Alunas costuram para vencer tabu da menstruação em Moçambique
Ester João, 14 anos, perdeu 198 aulas, quase um terço do ano letivo 2019/20, por conta do tabu em torno da menstruação, que a impedia, entre outras coisas, de ir à escola no centro de Moçambique.
De uma família humilde, a adolescente, sem capacidade financeira para adquirir pensos convencionais, recorria durante o período da menstruação a trapos que a mãe rasgava dos vestidos para a filha usar como pensos. Artigos de higiene íntima são caros e inacessíveis, sobretudo em zonas rurais como é a aldeia de Buzua, interior norte de Manica. Mas os trapos de pouco serviam e as alunas são motivo de troça, estigma e isolamento na escola e na comunidade, como as próprias relatam.
“Esperava o período acabar para poder ir à escola”, diz Ester João, só que a espera custou-lhe a repetição do oitavo ano por excesso de faltas. Segundo vários tabus – mudam de região para região – a rapariga no estado menstrual não pode frequentar lugares públicos ou sequer encostar-se a colegas que não estejam na sua condição. A mulher não pode colocar sal nas refeições e nalguns locais nem pode confecioná-las, para não causar hérnias aos homens.
Outra crença é de que o sangue menstrual, além de ser usado para rituais satânicos, quando é visto por homens pode tirar à mulher a faculdade de engravidar ou ter marido, que é tido como a principal razão para retração das adolescentes nas escolas durante a menstruação. Em média, por ano, 50 alunas em idade menstrual não terminavam o ano letivo no distrito de Tambara até 2019, número geralmente associado a fragilidades económicas das famílias, que não conseguiam ter trapos suficientes – depois de usados eram enterrados – ou comprar pensos descartáveis para cobrir o ano letivo.
“O número de raparigas que não assistiam às aulas no período menstrual era muito maior” diz Samisson Cumbuia, diretor distrital de Educação, Juventude e Tecnologia de Tambara. Uma iniciativa da organização não governamental Save The Children internacional está a tentar resolver o problema. Consiste na produção de pensos reutilizáveis, feitos à base de capulana – tecido tradicional africano –, toalhas de banho e costurados manualmente com agulha e linha.

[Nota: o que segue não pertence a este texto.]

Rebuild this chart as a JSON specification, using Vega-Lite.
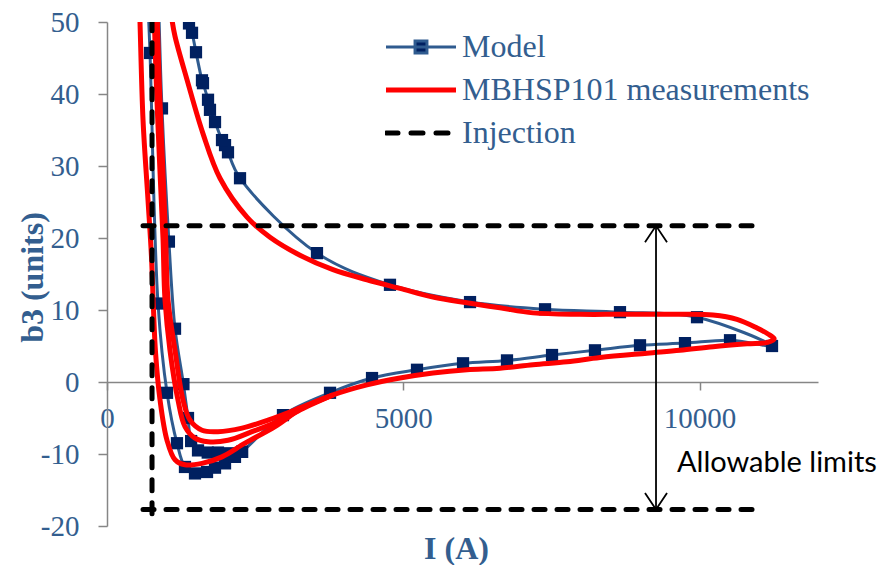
{
  "$schema": "https://vega.github.io/schema/vega-lite/v6.json",
  "width": 711,
  "height": 504,
  "autosize": {"type": "none"},
  "padding": {"left": 107, "top": 22, "right": 76, "bottom": 39},
  "background": "white",
  "config": {
    "view": {"stroke": null},
    "font": "Liberation Serif",
    "axis": {
      "labelFont": "Liberation Serif",
      "labelFontSize": 29,
      "labelColor": "#335E8F",
      "titleFont": "Liberation Serif",
      "titleFontSize": 32,
      "titleFontWeight": "bold",
      "titleColor": "#335E8F",
      "domainColor": "#868686",
      "domainWidth": 1.5,
      "tickColor": "#868686",
      "tickWidth": 1.5,
      "grid": false,
      "labelFlush": false,
      "labelOverlap": false
    }
  },
  "datasets": {
    "model": [
      {"b": "1", "I": 690, "b3": 53},
      {"b": "1", "I": 726, "b3": 45.7},
      {"b": "1", "I": 861, "b3": 10.9},
      {"b": "1", "I": 1013, "b3": -1.5},
      {"b": "1", "I": 1181, "b3": -8.5},
      {"b": "1", "I": 1316, "b3": -11.8},
      {"b": "1", "I": 1485, "b3": -12.7},
      {"b": "1", "I": 1688, "b3": -12.5},
      {"b": "1", "I": 1823, "b3": -11.9},
      {"b": "1", "I": 1992, "b3": -11.3},
      {"b": "1", "I": 2160, "b3": -10.4},
      {"b": "1", "I": 2279, "b3": -9.7},
      {"b": "1", "I": 2970, "b3": -4.6},
      {"b": "1", "I": 3764, "b3": -1.5},
      {"b": "1", "I": 4473, "b3": 0.55},
      {"b": "1", "I": 5232, "b3": 1.7},
      {"b": "1", "I": 6009, "b3": 2.6},
      {"b": "1", "I": 6751, "b3": 3.0},
      {"b": "1", "I": 7511, "b3": 3.75},
      {"b": "1", "I": 8236, "b3": 4.4},
      {"b": "1", "I": 8996, "b3": 5.1},
      {"b": "1", "I": 9755, "b3": 5.4},
      {"b": "1", "I": 10515, "b3": 5.8},
      {"b": "1", "I": 11224, "b3": 5.0},
      {"b": "1", "I": 9958, "b3": 9.0},
      {"b": "1", "I": 8658, "b3": 9.7},
      {"b": "1", "I": 7393, "b3": 10.1},
      {"b": "1", "I": 6127, "b3": 11.1},
      {"b": "1", "I": 4776, "b3": 13.5},
      {"b": "1", "I": 3544, "b3": 17.9},
      {"b": "1", "I": 2245, "b3": 28.3},
      {"b": "1", "I": 2042, "b3": 31.9},
      {"b": "1", "I": 1992, "b3": 32.9},
      {"b": "1", "I": 1941, "b3": 33.6},
      {"b": "1", "I": 1823, "b3": 36.1},
      {"b": "1", "I": 1738, "b3": 37.8},
      {"b": "1", "I": 1705, "b3": 39.2},
      {"b": "1", "I": 1620, "b3": 41.5},
      {"b": "1", "I": 1603, "b3": 41.9},
      {"b": "1", "I": 1502, "b3": 45.8},
      {"b": "1", "I": 1435, "b3": 48.5},
      {"b": "1", "I": 1384, "b3": 49.8},
      {"b": "1", "I": 1330, "b3": 53},
      {"b": "2", "I": 870, "b3": 53},
      {"b": "2", "I": 928, "b3": 38.0},
      {"b": "2", "I": 1045, "b3": 19.5},
      {"b": "2", "I": 1148, "b3": 7.4},
      {"b": "2", "I": 1290, "b3": -0.3},
      {"b": "2", "I": 1367, "b3": -5.0},
      {"b": "2", "I": 1420, "b3": -8.2},
      {"b": "2", "I": 1536, "b3": -9.5},
      {"b": "2", "I": 1700, "b3": -9.8},
      {"b": "2", "I": 1873, "b3": -9.8},
      {"b": "2", "I": 2050, "b3": -9.9},
      {"b": "2", "I": 2279, "b3": -9.7}
    ],
    "meas": [
      {"b": "A", "I": 545, "b3": 53},
      {"b": "A", "I": 557, "b3": 50},
      {"b": "A", "I": 608, "b3": 36.4},
      {"b": "A", "I": 692, "b3": 25.3},
      {"b": "A", "I": 750, "b3": 17.5},
      {"b": "A", "I": 785, "b3": 10},
      {"b": "A", "I": 820, "b3": 4},
      {"b": "A", "I": 895, "b3": -2.5},
      {"b": "A", "I": 1013, "b3": -8.1},
      {"b": "A", "I": 1148, "b3": -10.8},
      {"b": "A", "I": 1316, "b3": -11.5},
      {"b": "A", "I": 1603, "b3": -11.3},
      {"b": "A", "I": 1941, "b3": -10.4},
      {"b": "A", "I": 2329, "b3": -8.5},
      {"b": "A", "I": 2836, "b3": -6.2},
      {"b": "A", "I": 3300, "b3": -3.6},
      {"b": "A", "I": 3814, "b3": -1.8},
      {"b": "A", "I": 4388, "b3": -0.4},
      {"b": "A", "I": 4945, "b3": 0.55},
      {"b": "A", "I": 5502, "b3": 1.25},
      {"b": "A", "I": 6076, "b3": 1.7},
      {"b": "A", "I": 6633, "b3": 1.9},
      {"b": "A", "I": 7190, "b3": 2.4},
      {"b": "A", "I": 7764, "b3": 2.8},
      {"b": "A", "I": 8321, "b3": 3.4},
      {"b": "A", "I": 9114, "b3": 4.0},
      {"b": "A", "I": 9671, "b3": 4.4},
      {"b": "A", "I": 10228, "b3": 4.9},
      {"b": "A", "I": 10802, "b3": 5.3},
      {"b": "A", "I": 11150, "b3": 5.5},
      {"b": "A", "I": 11260, "b3": 6.0},
      {"b": "A", "I": 11150, "b3": 6.7},
      {"b": "A", "I": 10971, "b3": 7.5},
      {"b": "A", "I": 10633, "b3": 8.7},
      {"b": "A", "I": 10228, "b3": 9.3},
      {"b": "A", "I": 9671, "b3": 9.4},
      {"b": "A", "I": 8658, "b3": 9.4},
      {"b": "A", "I": 7983, "b3": 9.4},
      {"b": "A", "I": 7190, "b3": 9.6},
      {"b": "A", "I": 6633, "b3": 10.3},
      {"b": "A", "I": 6076, "b3": 11.0},
      {"b": "A", "I": 5502, "b3": 11.8},
      {"b": "A", "I": 4945, "b3": 13.0},
      {"b": "A", "I": 4388, "b3": 14.2},
      {"b": "A", "I": 3814, "b3": 15.6},
      {"b": "A", "I": 3257, "b3": 17.6},
      {"b": "A", "I": 2751, "b3": 20.1},
      {"b": "A", "I": 2363, "b3": 22.9},
      {"b": "A", "I": 1907, "b3": 28.3},
      {"b": "A", "I": 1620, "b3": 34.5},
      {"b": "A", "I": 1350, "b3": 42},
      {"b": "A", "I": 1148, "b3": 48},
      {"b": "A", "I": 1097, "b3": 50.3},
      {"b": "A", "I": 1060, "b3": 53},
      {"b": "B", "I": 790, "b3": 53},
      {"b": "B", "I": 830, "b3": 42},
      {"b": "B", "I": 890, "b3": 30},
      {"b": "B", "I": 945, "b3": 20},
      {"b": "B", "I": 979, "b3": 11.4},
      {"b": "B", "I": 1063, "b3": 4.4},
      {"b": "B", "I": 1198, "b3": -2.5},
      {"b": "B", "I": 1316, "b3": -6.2},
      {"b": "B", "I": 1485, "b3": -7.8},
      {"b": "B", "I": 1705, "b3": -8.3},
      {"b": "B", "I": 2042, "b3": -8.1},
      {"b": "B", "I": 2447, "b3": -6.9},
      {"b": "B", "I": 2886, "b3": -5.5},
      {"b": "B", "I": 3300, "b3": -3.7},
      {"b": "B", "I": 3814, "b3": -1.8},
      {"b": "C", "I": 840, "b3": 53},
      {"b": "C", "I": 880, "b3": 42},
      {"b": "C", "I": 940, "b3": 30},
      {"b": "C", "I": 990, "b3": 20},
      {"b": "C", "I": 1030, "b3": 11.4},
      {"b": "C", "I": 1148, "b3": 4.4},
      {"b": "C", "I": 1283, "b3": -2.5},
      {"b": "C", "I": 1401, "b3": -5.3},
      {"b": "C", "I": 1603, "b3": -6.7},
      {"b": "C", "I": 1873, "b3": -6.9},
      {"b": "C", "I": 2279, "b3": -6.4},
      {"b": "C", "I": 2717, "b3": -5.3},
      {"b": "C", "I": 3291, "b3": -3.5},
      {"b": "C", "I": 3814, "b3": -1.8}
    ],
    "inj": [
      {"seg": "v", "I": 760, "b3": 50.3},
      {"seg": "v", "I": 760, "b3": -19.7},
      {"seg": "h1", "I": 608, "b3": 21.7},
      {"seg": "h1", "I": 11021, "b3": 21.7},
      {"seg": "h2", "I": 608, "b3": -17.7},
      {"seg": "h2", "I": 11021, "b3": -17.7}
    ],
    "arrow": [
      {"end": "top", "I": 9266, "b3": 21.7},
      {"end": "bottom", "I": 9266, "b3": -17.7}
    ],
    "note": [
      {"I": 9620, "b3": -11.25, "label": "Allowable limits"}
    ]
  },
  "encoding": {
    "x": {
      "field": "I",
      "type": "quantitative",
      "scale": {"domain": [0, 12000], "nice": false, "zero": false},
      "axis": {
        "values": [0, 5000, 10000],
        "labelExpr": "'' + datum.value",
        "offset": -144,
        "tickSize": 8,
        "labelPadding": 14,
        "title": "I (A)",
        "titleX": 349,
        "titleY": 166,
        "titleBaseline": "middle",
        "titleAlign": "center"
      }
    },
    "y": {
      "field": "b3",
      "type": "quantitative",
      "scale": {"domain": [-20, 50], "nice": false, "zero": false},
      "axis": {
        "values": [-20, -10, 0, 10, 20, 30, 40, 50],
        "labelExpr": "'' + datum.value",
        "tickSize": 9,
        "labelPadding": 19,
        "title": "b3 (units)",
        "titleX": -75,
        "titleY": 255,
        "titleAngle": -90,
        "titleBaseline": "middle",
        "titleAlign": "center"
      }
    }
  },
  "layer": [
    {
      "data": {"name": "model"},
      "mark": {"type": "line", "interpolate": "catmull-rom", "strokeWidth": 3, "clip": true},
      "encoding": {
        "color": {
          "datum": "Model",
          "type": "nominal",
          "scale": {"domain": ["Model", "MBHSP101 measurements", "Injection"], "range": ["#2F5B8F", "#FF0000", "#000000"]},
          "legend": {
            "orient": "none",
            "legendX": 278,
            "legendY": 10,
            "title": null,
            "padding": 0,
            "labelFont": "Liberation Serif",
            "labelFontSize": 32,
            "labelColor": "#335E8F",
            "labelLimit": 600,
            "labelOffset": 25,
            "symbolType": "stroke",
            "symbolSize": 4900,
            "symbolOffset": 20,
            "symbolStrokeWidth": 3,
            "clipHeight": 30,
            "rowPadding": 11,
            "encode": {
              "symbols": {
                "update": {
                  "shape": {"signal": "datum.value === 'Model' ? 'M-1,0H1M-0.17,-0.17H0.17V0.17H-0.17Z' : 'stroke'"},
                  "fill": {"signal": "datum.value === 'Model' ? '#002060' : 'transparent'"},
                  "strokeWidth": {"signal": "datum.value === 'Model' ? 3 : 5"},
                  "strokeDash": {"signal": "datum.value === 'Injection' ? [12, 13] : [1, 0]"},
                  "strokeCap": {"signal": "datum.value === 'Injection' ? 'round' : 'butt'"}
                }
              }
            }
          }
        },
        "detail": {"field": "b"},
        "order": {"value": null}
      }
    },
    {
      "data": {"name": "model"},
      "mark": {"type": "point", "shape": "square", "filled": true, "color": "#002060", "opacity": 1, "size": 150, "clip": true}
    },
    {
      "data": {"name": "meas"},
      "mark": {"type": "line", "interpolate": "catmull-rom", "strokeWidth": 5, "clip": true},
      "encoding": {
        "color": {"datum": "MBHSP101 measurements", "type": "nominal"},
        "detail": {"field": "b"},
        "order": {"value": null}
      }
    },
    {
      "data": {"name": "inj"},
      "mark": {"type": "line", "strokeWidth": 5, "strokeDash": [11, 12], "strokeCap": "round", "clip": true},
      "encoding": {
        "color": {"datum": "Injection", "type": "nominal"},
        "detail": {"field": "seg"},
        "order": {"value": null}
      }
    },
    {
      "data": {"name": "arrow"},
      "mark": {"type": "line", "color": "#000000", "strokeWidth": 1.8},
      "encoding": {"order": {"value": null}}
    },
    {
      "data": {"name": "arrow"},
      "mark": {"type": "point", "filled": false, "color": "#000000", "strokeWidth": 1.8, "size": 484, "opacity": 1},
      "encoding": {
        "shape": {
          "field": "end",
          "type": "nominal",
          "scale": {"domain": ["top", "bottom"], "range": ["M-1,1.5L0,0L1,1.5", "M-1,-1.5L0,0L1,-1.5"]},
          "legend": null
        }
      }
    },
    {
      "data": {"name": "note"},
      "mark": {"type": "text", "align": "left", "baseline": "middle", "font": "Lato", "fontSize": 29, "color": "#000000"},
      "encoding": {"text": {"field": "label"}}
    }
  ]
}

“Queremos reduzir os eventos que colocam as meninas fora do sistema de educação”, diz Ana Dulce Guizado, diretora da organização não-governamental (ONG) Save The Children em Manica. O programa ensina as raparigas a costurar os seus próprios pensos, com a ajuda de tutoras e enfermeiras que falam sobre a higienização e ensinam a produção de pensos a outras raparigas das suas aldeias.
Em dois anos, o programa, que se estende até 2023, conseguiu ensinar a costurar e reter 1.947 raparigas dos 12 aos 24 anos nos quatro distritos de implementação: Manica, Macossa, Machaze e Tambara.
“As pessoas não têm dinheiro para adquirir [pensos convencionais] e são poucas as lojas que têm este tipo de produto” diz Julieta Dzingua, diretora distrital da Saúde. Lúcia Beca, 55 anos, faz uma demonstração do uso dos pensos tradicionais em mais uma sessão onde novas raparigas vão aprender a costurá-los. A matrona tutora tem a missão de desmistificar o “tabu” em torno da menstruação, acompanhada de uma enfermeira.
Rosalina Sérgio dá o exemplo: está no seu segundo ano menstrual e nunca precisou de faltar à escola desde que passou a utilizar os pensos reutilizáveis. Outros desafios permanecem, refere Ana Dulce Guizado, como a dificuldade de algumas famílias até para ter material com que costurar, mas o projeto tenta dar resposta e levar matéria-prima até esses agregados familiares.